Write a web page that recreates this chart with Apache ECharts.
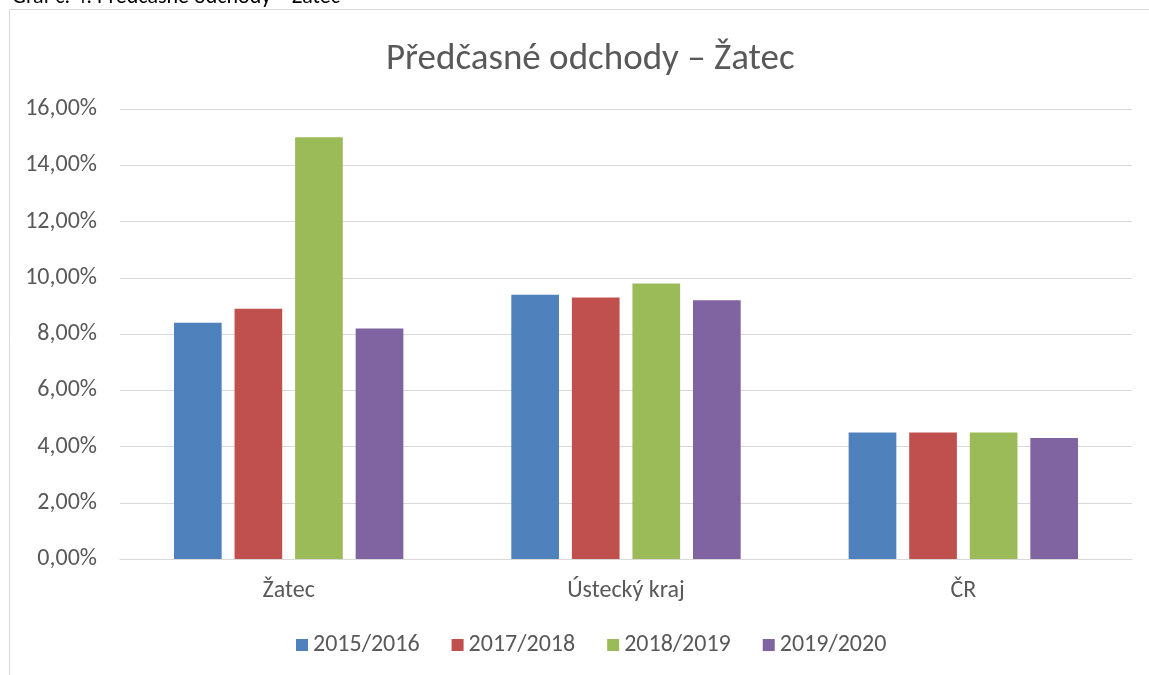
<!DOCTYPE html>
<html>
<head>
<meta charset="utf-8">
<script src="https://cdn.jsdelivr.net/npm/echarts@6/dist/echarts.min.js"></script>
<style>
  html, body { margin: 0; padding: 0; background: #fff; }
  #chart { width: 1149px; height: 675px; }
</style>
</head>
<body>
<div id="chart"></div>
<script>
// categories and series (values in %)
var categories = ['Žatec', 'Ústecký kraj', 'ČR'];
var seriesNames = ['2015/2016', '2017/2018', '2018/2019', '2019/2020'];
var values2015 = [8.4, 9.4, 4.5];
var values2017 = [8.9, 9.3, 4.5];
var values2018 = [15.0, 9.8, 4.5];
var values2019 = [8.2, 9.2, 4.3];
var colors = ['#4f81bd', '#c0504d', '#9bbb59', '#8064a2'];

var font = 'Carlito, Lato, "Liberation Sans", sans-serif';
var allValues = [values2015, values2017, values2018, values2019];

// build series from the arrays
var series = seriesNames.map(function (name, i) {
  return {
    name: name,
    type: 'bar',
    data: allValues[i],
    barGap: '27%',
    barCategoryGap: '32%',
    itemStyle: { color: colors[i] }
  };
});

var chart = echarts.init(document.getElementById('chart'), null, { renderer: 'canvas' });
var option = {
  backgroundColor: '#ffffff',
  animation: false,
  graphic: [
    {
      type: 'rect',
      shape: { x: 9.5, y: 9.5, width: 1200, height: 700 },
      style: { fill: 'none', stroke: '#d9d9d9', lineWidth: 1 },
      silent: true
    },
    {
      // caption above the chart, cut off by the page edge
      type: 'text',
      left: 12,
      top: -14,
      style: { text: 'Graf č. 4: Předčasné odchody – Žatec', fill: '#000', font: '22px ' + font }
    }
  ],
  title: {
    text: 'Předčasné odchody – Žatec',
    left: 381,
    top: 36,
    textStyle: { color: '#595959', fontSize: 37, fontWeight: 'normal', fontFamily: font }
  },
  legend: {
    data: seriesNames,
    top: 628,
    left: 291,
    itemWidth: 12,
    itemHeight: 12,
    itemGap: 32,
    icon: 'rect',
    textStyle: { color: '#595959', fontSize: 24, fontFamily: font }
  },
  grid: { left: 120, right: 17, top: 109, bottom: 116 },
  xAxis: {
    type: 'category',
    data: categories,
    axisLine: { lineStyle: { color: '#d9d9d9', width: 1 } },
    axisTick: { show: false },
    axisLabel: { color: '#595959', fontSize: 24, fontFamily: font, margin: 20 }
  },
  yAxis: {
    type: 'value',
    min: 0,
    max: 16,
    interval: 2,
    axisLine: { show: false },
    axisTick: { show: false },
    splitLine: { lineStyle: { color: '#d9d9d9', width: 1 } },
    axisLabel: {
      color: '#595959', fontSize: 24, fontFamily: font, margin: 23,
      formatter: function (v) { return v.toFixed(2).replace('.', ',') + '%'; }
    }
  },
  series: series
};
chart.setOption(option);
</script>
</body>
</html>
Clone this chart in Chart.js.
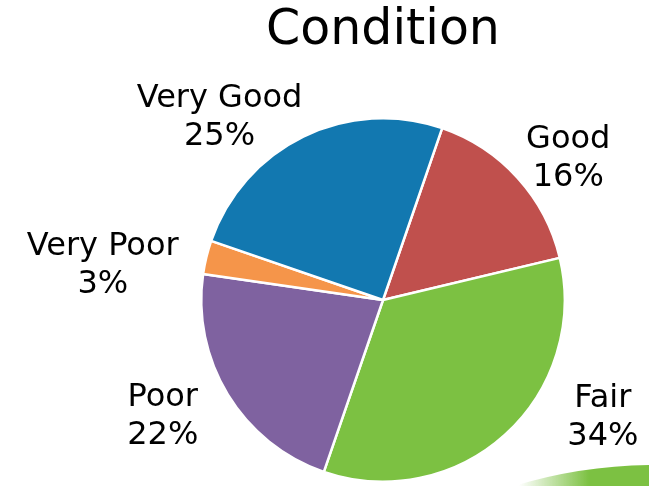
<!DOCTYPE html>
<html>
<head>
<meta charset="utf-8">
<script src="https://cdn.jsdelivr.net/npm/chart.js@4/dist/chart.umd.min.js"></script>
<style>
  html, body { margin: 0; padding: 0; background: #fff; }
  #wrap { width: 649px; height: 486px; position: relative; }
</style>
</head>
<body>
<div id="wrap"><canvas id="chart"></canvas></div>
<script>
// data, clockwise from the top-right
var categories = ["Good", "Fair", "Poor", "Very Poor", "Very Good"];
var percents = [16, 34, 22, 3, 25];
var sliceColors = ["#C0504D", "#7CC142", "#7F62A0", "#F5954A", "#1278B0"];
var chartTitle = "Condition";

// label nudges from the default 1.1 * radius anchor (px)
var labelNudge = [[-5, -7], [50, -30], [-14, 13], [-10, 13], [7, -3]];

var FONT = "'DejaVu Sans', Verdana, sans-serif";

var labelPlugin = {
    id: "outerLabels",
    afterDraw: function(chart) {
        var ctx = chart.ctx;
        var arcs = chart.getDatasetMeta(0).data;
        ctx.save();
        // title centred over the pie
        var cx0 = arcs[0].x;
        ctx.fillStyle = "#000";
        ctx.font = "49px " + FONT;
        ctx.textAlign = "center";
        ctx.textBaseline = "middle";
        ctx.fillText(chartTitle, cx0, 31);

        ctx.font = "32px " + FONT;
        var lineH = 38;
        for (var i = 0; i < arcs.length; i++) {
            var a = arcs[i];
            var mid = (a.startAngle + a.endAngle) / 2;
            var r = a.outerRadius * 1.1;
            var ax = a.x + Math.cos(mid) * r + labelNudge[i][0];
            var ay = a.y + Math.sin(mid) * r + labelNudge[i][1];
            var lines = [categories[i], percents[i] + "%"];
            var w = Math.max(ctx.measureText(lines[0]).width, ctx.measureText(lines[1]).width);
            var bx = Math.cos(mid) >= 0 ? ax + w / 2 : ax - w / 2;
            ctx.textAlign = "center";
            ctx.fillText(lines[0], bx, ay - lineH / 2);
            ctx.fillText(lines[1], bx, ay + lineH / 2);
        }
        ctx.restore();
    }
};

// stray green shape cut off in the bottom-right corner of the screenshot
var cornerPlugin = {
    id: "cornerShape",
    beforeDraw: function(chart) {
        var ctx = chart.ctx;
        var W = chart.width, H = chart.height;
        ctx.save();
        var g = ctx.createLinearGradient(W - 130, 0, W - 60, 0);
        g.addColorStop(0, "rgba(124,193,66,0)");
        g.addColorStop(1, "rgba(124,193,66,1)");
        ctx.fillStyle = g;
        ctx.beginPath();
        ctx.moveTo(W - 135, H);
        ctx.quadraticCurveTo(W - 70, H - 20, W, H - 21);
        ctx.lineTo(W, H);
        ctx.closePath();
        ctx.fill();
        ctx.restore();
    }
};

new Chart(document.getElementById("chart"), {
    type: "pie",
    data: {
        labels: categories,
        datasets: [{
            data: percents,
            backgroundColor: sliceColors,
            borderColor: "#ffffff",
            borderWidth: 2.5
        }]
    },
    options: {
        responsive: true,
        maintainAspectRatio: false,
        animation: false,
        rotation: 19,
        layout: { padding: { left: 200, right: 83, top: 117, bottom: 3 } },
        plugins: {
            legend: { display: false },
            title: { display: false },
            tooltip: { enabled: false }
        }
    },
    plugins: [cornerPlugin, labelPlugin]
});
</script>
</body>
</html>
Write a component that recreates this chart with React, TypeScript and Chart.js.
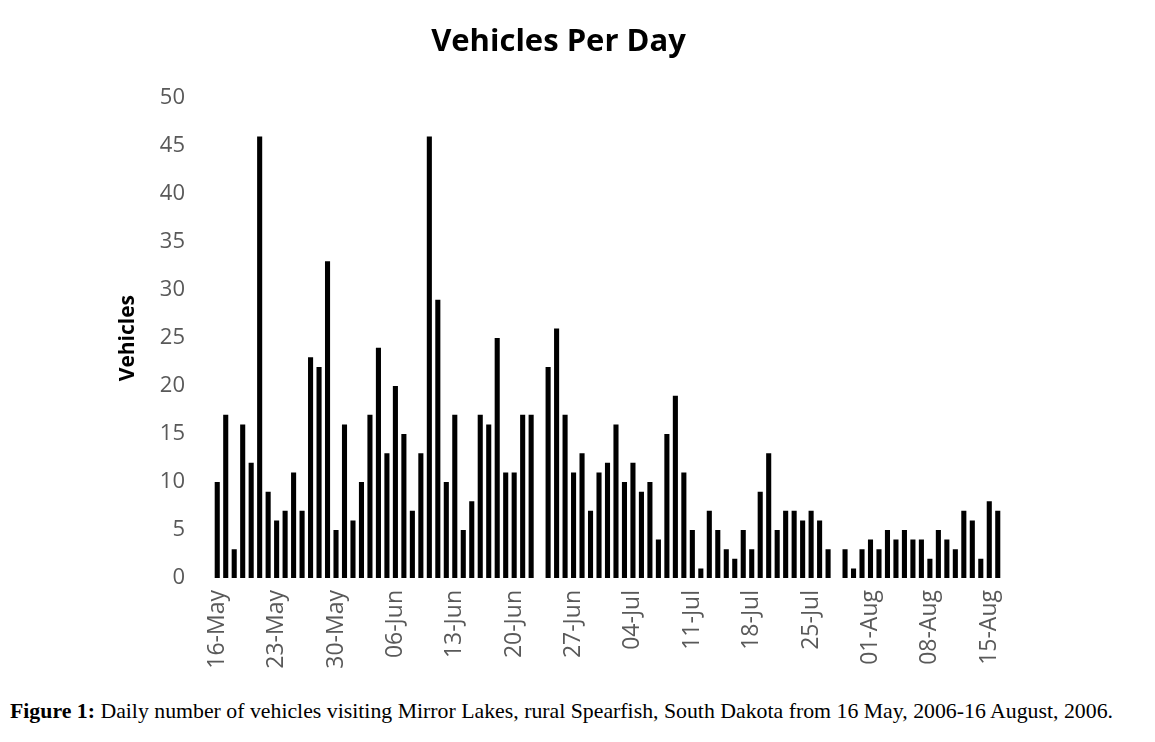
import React, { useEffect, useRef } from "react";
import { Chart, registerables } from "chart.js";

Chart.register(...registerables);

const mayDays = ["16-May","17-May","18-May","19-May","20-May","21-May","22-May","23-May","24-May","25-May","26-May","27-May","28-May","29-May","30-May","31-May"];
const junDays = ["01-Jun","02-Jun","03-Jun","04-Jun","05-Jun","06-Jun","07-Jun","08-Jun","09-Jun","10-Jun","11-Jun","12-Jun","13-Jun","14-Jun","15-Jun","16-Jun","17-Jun","18-Jun","19-Jun","20-Jun","21-Jun","22-Jun","23-Jun","24-Jun","25-Jun","26-Jun","27-Jun","28-Jun","29-Jun","30-Jun"];
const julDays = ["01-Jul","02-Jul","03-Jul","04-Jul","05-Jul","06-Jul","07-Jul","08-Jul","09-Jul","10-Jul","11-Jul","12-Jul","13-Jul","14-Jul","15-Jul","16-Jul","17-Jul","18-Jul","19-Jul","20-Jul","21-Jul","22-Jul","23-Jul","24-Jul","25-Jul","26-Jul","27-Jul","28-Jul","29-Jul","30-Jul","31-Jul"];
const augDays = ["01-Aug","02-Aug","03-Aug","04-Aug","05-Aug","06-Aug","07-Aug","08-Aug","09-Aug","10-Aug","11-Aug","12-Aug","13-Aug","14-Aug","15-Aug","16-Aug"];
const categories = [...mayDays, ...junDays, ...julDays, ...augDays];

const tickLabels = ["16-May","23-May","30-May","06-Jun","13-Jun","20-Jun","27-Jun","04-Jul","11-Jul","18-Jul","25-Jul","01-Aug","08-Aug","15-Aug"];

const vehicles = [
  10, 17, 3, 16, 12, 46, 9, 6, 7, 11, 7, 23, 22, 33, 5, 16,
  6, 10, 17, 24, 13, 20, 15, 7, 13, 46, 29, 10, 17, 5, 8, 17, 16, 25, 11, 11, 17, 17, 0, 22, 26, 17, 11, 13, 7, 11,
  12, 16, 10, 12, 9, 10, 4, 15, 19, 11, 5, 1, 7, 5, 3, 2, 5, 3, 9, 13, 5, 7, 7, 6, 7, 6, 3, 0, 3, 1, 3,
  4, 3, 5, 4, 5, 4, 4, 2, 5, 4, 3, 7, 6, 2, 8, 7,
];

const yTicks = [0, 5, 10, 15, 20, 25, 30, 35, 40, 45, 50];

export default function App() {
  const canvasRef = useRef<HTMLCanvasElement | null>(null);

  useEffect(() => {
    if (!canvasRef.current) return;
    const chart = new Chart(canvasRef.current, {
      type: "bar",
      data: {
        labels: categories,
        datasets: [
          {
            label: "Vehicles",
            data: vehicles,
            backgroundColor: "#000000",
            borderWidth: 0,
            barPercentage: 0.6,
            categoryPercentage: 1.0,
          },
        ],
      },
      options: {
        animation: false,
        responsive: false,
        maintainAspectRatio: false,
        layout: { padding: { left: 107, right: 145, top: 0, bottom: 0 } },
        plugins: {
          legend: { display: false },
          tooltip: { enabled: false },
          title: {
            display: true,
            text: "Vehicles Per Day",
            color: "#000000",
            font: { family: "'Open Sans', sans-serif", size: 31, weight: "bold" },
            padding: { top: 16, bottom: 37 },
          },
        },
        scales: {
          x: {
            offset: true,
            grid: { display: false, drawTicks: false },
            border: { display: false },
            ticks: {
              autoSkip: false,
              minRotation: 90,
              maxRotation: 90,
              padding: 12,
              color: "#595959",
              font: { family: "'Open Sans', sans-serif", size: 23 },
              callback: (_v: any, i: number) => {
                const lab = categories[i];
                return tickLabels.includes(lab) ? lab : "";
              },
            },
            afterFit: (scale: any) => {
              scale.height = 112;
            },
          },
          y: {
            min: 0,
            max: 50,
            grid: { display: false, drawTicks: false },
            border: { display: false },
            afterBuildTicks: (scale: any) => {
              scale.ticks = yTicks.map((v) => ({ value: v }));
            },
            ticks: {
              padding: 28,
              color: "#595959",
              font: { family: "'Open Sans', sans-serif", size: 22 },
            },
            title: {
              display: true,
              text: "Vehicles",
              color: "#000000",
              padding: 0,
              font: { family: "'Open Sans', sans-serif", size: 21, weight: "bold" },
            },
            afterFit: (scale: any) => {
              scale.width = 98;
            },
          },
        },
      },
    });
    return () => chart.destroy();
  }, []);

  return (
    <div style={{ background: "#ffffff" }}>
      <canvas ref={canvasRef} width={1139} height={682} style={{ display: "block", width: 1139, height: 682 }} />
      <div
        style={{
          marginTop: 9,
          paddingLeft: 2,
          fontFamily: "'Liberation Serif', 'Times New Roman', serif",
          fontSize: 21.8,
          lineHeight: "24px",
          color: "#000000",
          whiteSpace: "nowrap",
        }}
      >
        <b>Figure 1:</b> Daily number of vehicles visiting Mirror Lakes, rural Spearfish, South Dakota from 16 May, 2006-16 August, 2006.
      </div>
    </div>
  );
}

Exercise aim: Drop the images and output only the lines from the one that contains "Write a component" to the one that contains "Chart.register(...registerables);", both included.

Response to the task:
Write a component that recreates this chart with React, TypeScript and Chart.js.
import React, { useEffect, useRef } from "react";
import { Chart, registerables } from "chart.js";

Chart.register(...registerables);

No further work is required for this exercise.